Argument 5: Trappers capture raptors and endangered species. In over 30 years of trapping, I have never captured a raptor or endangered species. 

Argument 6: Trappers kill for fun: The trappers I know always note their responsibility to the animal and show respect for wildlife. Trappers kill as a means to the end; that is the essence of trapping. Killing is not the end itself in recreational trapping. Trappers are realists, not idealists. 

Argument 7: Bans on recreational trapping allow for exceptions such as trapping done for “nuisance” control and scientific research. S.201, as introduced, does not make any exceptions for nuisance trapping or scientific research. 

Argument 8: Banning hounding (the use of hounds to hunt bears/coyotes) will protect their property rights and keep citizens safe. Other species of domestic dogs outnumber hunting hounds in Vermont and more human-dog conflicts are related to these animals than hunting hounds.  Annually, there are numerous examples of domestic dogs injuring/maiming humans and wildlife. Banning hounding will not solve the issue of dogs trespassing or harassing wildlife. 

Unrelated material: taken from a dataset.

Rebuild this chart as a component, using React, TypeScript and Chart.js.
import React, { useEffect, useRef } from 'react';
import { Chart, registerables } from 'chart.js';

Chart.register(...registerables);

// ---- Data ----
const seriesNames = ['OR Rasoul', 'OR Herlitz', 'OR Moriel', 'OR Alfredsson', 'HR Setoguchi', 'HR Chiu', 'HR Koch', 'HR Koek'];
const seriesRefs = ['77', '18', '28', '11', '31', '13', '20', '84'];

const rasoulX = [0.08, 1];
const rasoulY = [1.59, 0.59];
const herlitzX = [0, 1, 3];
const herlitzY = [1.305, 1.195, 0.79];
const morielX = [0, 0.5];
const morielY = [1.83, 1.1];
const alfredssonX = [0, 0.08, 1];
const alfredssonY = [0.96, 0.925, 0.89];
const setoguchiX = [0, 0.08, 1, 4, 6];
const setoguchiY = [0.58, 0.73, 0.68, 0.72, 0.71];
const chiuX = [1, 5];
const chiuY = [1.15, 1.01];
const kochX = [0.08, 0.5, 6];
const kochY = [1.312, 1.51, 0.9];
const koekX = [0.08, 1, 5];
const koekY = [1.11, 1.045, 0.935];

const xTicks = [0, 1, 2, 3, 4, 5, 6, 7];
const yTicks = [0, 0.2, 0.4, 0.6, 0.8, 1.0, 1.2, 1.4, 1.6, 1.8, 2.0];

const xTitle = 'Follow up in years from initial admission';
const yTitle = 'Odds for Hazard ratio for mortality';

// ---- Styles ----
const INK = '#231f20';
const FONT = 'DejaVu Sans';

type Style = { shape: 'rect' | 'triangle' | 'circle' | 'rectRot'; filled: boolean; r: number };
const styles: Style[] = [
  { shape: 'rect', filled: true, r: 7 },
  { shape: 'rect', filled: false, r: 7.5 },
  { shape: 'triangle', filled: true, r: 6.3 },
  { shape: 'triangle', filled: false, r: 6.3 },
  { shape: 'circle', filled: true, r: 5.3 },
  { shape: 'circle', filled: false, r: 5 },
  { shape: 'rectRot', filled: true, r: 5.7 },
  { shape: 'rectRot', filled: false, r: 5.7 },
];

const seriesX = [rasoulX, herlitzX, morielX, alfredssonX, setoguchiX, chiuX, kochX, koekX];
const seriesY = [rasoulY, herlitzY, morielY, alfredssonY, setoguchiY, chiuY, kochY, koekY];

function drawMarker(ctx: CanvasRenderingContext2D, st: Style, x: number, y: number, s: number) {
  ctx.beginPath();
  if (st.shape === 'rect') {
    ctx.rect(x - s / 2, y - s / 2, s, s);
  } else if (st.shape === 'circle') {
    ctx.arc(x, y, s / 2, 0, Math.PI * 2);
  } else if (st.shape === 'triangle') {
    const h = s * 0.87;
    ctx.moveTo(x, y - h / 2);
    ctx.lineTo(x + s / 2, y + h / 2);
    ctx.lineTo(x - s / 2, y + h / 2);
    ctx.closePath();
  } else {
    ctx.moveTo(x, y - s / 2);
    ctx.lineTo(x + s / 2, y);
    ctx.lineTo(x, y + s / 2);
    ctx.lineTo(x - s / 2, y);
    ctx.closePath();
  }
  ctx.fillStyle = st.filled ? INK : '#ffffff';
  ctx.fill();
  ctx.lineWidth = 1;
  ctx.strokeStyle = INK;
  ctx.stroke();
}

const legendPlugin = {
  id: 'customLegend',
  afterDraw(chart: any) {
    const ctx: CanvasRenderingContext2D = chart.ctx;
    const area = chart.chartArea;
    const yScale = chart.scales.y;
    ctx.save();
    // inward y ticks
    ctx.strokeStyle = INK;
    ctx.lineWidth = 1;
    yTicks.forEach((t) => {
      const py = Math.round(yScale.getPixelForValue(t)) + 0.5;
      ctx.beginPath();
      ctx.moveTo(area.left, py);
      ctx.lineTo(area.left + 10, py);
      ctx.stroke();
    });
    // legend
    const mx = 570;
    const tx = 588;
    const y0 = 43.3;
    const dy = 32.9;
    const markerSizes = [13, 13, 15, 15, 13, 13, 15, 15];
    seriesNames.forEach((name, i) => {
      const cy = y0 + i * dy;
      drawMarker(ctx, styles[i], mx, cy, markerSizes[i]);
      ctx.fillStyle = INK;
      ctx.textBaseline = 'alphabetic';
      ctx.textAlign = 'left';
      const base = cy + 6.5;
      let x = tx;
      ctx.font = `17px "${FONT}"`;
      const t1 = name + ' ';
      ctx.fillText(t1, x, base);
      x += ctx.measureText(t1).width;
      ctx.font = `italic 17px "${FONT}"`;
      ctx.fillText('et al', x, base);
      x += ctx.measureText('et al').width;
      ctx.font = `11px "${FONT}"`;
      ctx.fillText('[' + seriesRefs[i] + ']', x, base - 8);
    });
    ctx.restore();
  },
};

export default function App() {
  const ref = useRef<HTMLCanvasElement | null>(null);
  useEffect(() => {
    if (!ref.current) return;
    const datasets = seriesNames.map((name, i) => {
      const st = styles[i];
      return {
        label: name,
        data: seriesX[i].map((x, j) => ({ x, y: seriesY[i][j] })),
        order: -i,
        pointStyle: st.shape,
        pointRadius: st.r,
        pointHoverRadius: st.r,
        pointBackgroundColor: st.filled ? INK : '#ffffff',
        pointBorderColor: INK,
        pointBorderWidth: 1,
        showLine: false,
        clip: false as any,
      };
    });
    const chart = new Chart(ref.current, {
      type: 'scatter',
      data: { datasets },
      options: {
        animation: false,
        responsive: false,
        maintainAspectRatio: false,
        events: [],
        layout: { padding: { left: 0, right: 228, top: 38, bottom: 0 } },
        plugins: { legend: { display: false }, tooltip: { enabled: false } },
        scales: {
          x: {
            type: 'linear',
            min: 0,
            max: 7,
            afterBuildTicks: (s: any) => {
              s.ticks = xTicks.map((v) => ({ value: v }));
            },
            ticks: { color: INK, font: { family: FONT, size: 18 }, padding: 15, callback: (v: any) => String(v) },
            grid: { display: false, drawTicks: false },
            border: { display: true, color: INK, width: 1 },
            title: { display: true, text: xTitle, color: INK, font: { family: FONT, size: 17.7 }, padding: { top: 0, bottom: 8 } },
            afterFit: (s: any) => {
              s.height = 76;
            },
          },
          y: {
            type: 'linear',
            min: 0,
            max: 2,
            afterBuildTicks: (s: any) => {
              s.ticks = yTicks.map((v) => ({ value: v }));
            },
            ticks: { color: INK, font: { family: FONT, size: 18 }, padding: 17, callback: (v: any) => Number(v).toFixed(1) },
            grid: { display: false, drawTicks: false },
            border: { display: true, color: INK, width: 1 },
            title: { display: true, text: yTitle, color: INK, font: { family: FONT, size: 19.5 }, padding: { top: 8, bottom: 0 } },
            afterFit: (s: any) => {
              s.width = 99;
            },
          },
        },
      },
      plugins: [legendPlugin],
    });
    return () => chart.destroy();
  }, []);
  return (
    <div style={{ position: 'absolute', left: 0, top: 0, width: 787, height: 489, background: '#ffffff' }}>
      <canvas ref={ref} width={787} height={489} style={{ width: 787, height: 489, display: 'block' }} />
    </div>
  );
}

Argument 9: 75 percent of Vermont’s population support a trapping ban. This result is from a single survey paid for by anti-trapping lobbying groups, which had significant input into the wording of the question. 

None of the arguments in these commentaries are based on science. One commentator on VPR last week was quoted as saying that there is no scientific reasoning for banning hunting coyotes with dogs. He was against the practice because he just didn’t like it.

This is the same reasoning used by every hate group in America to justify their position.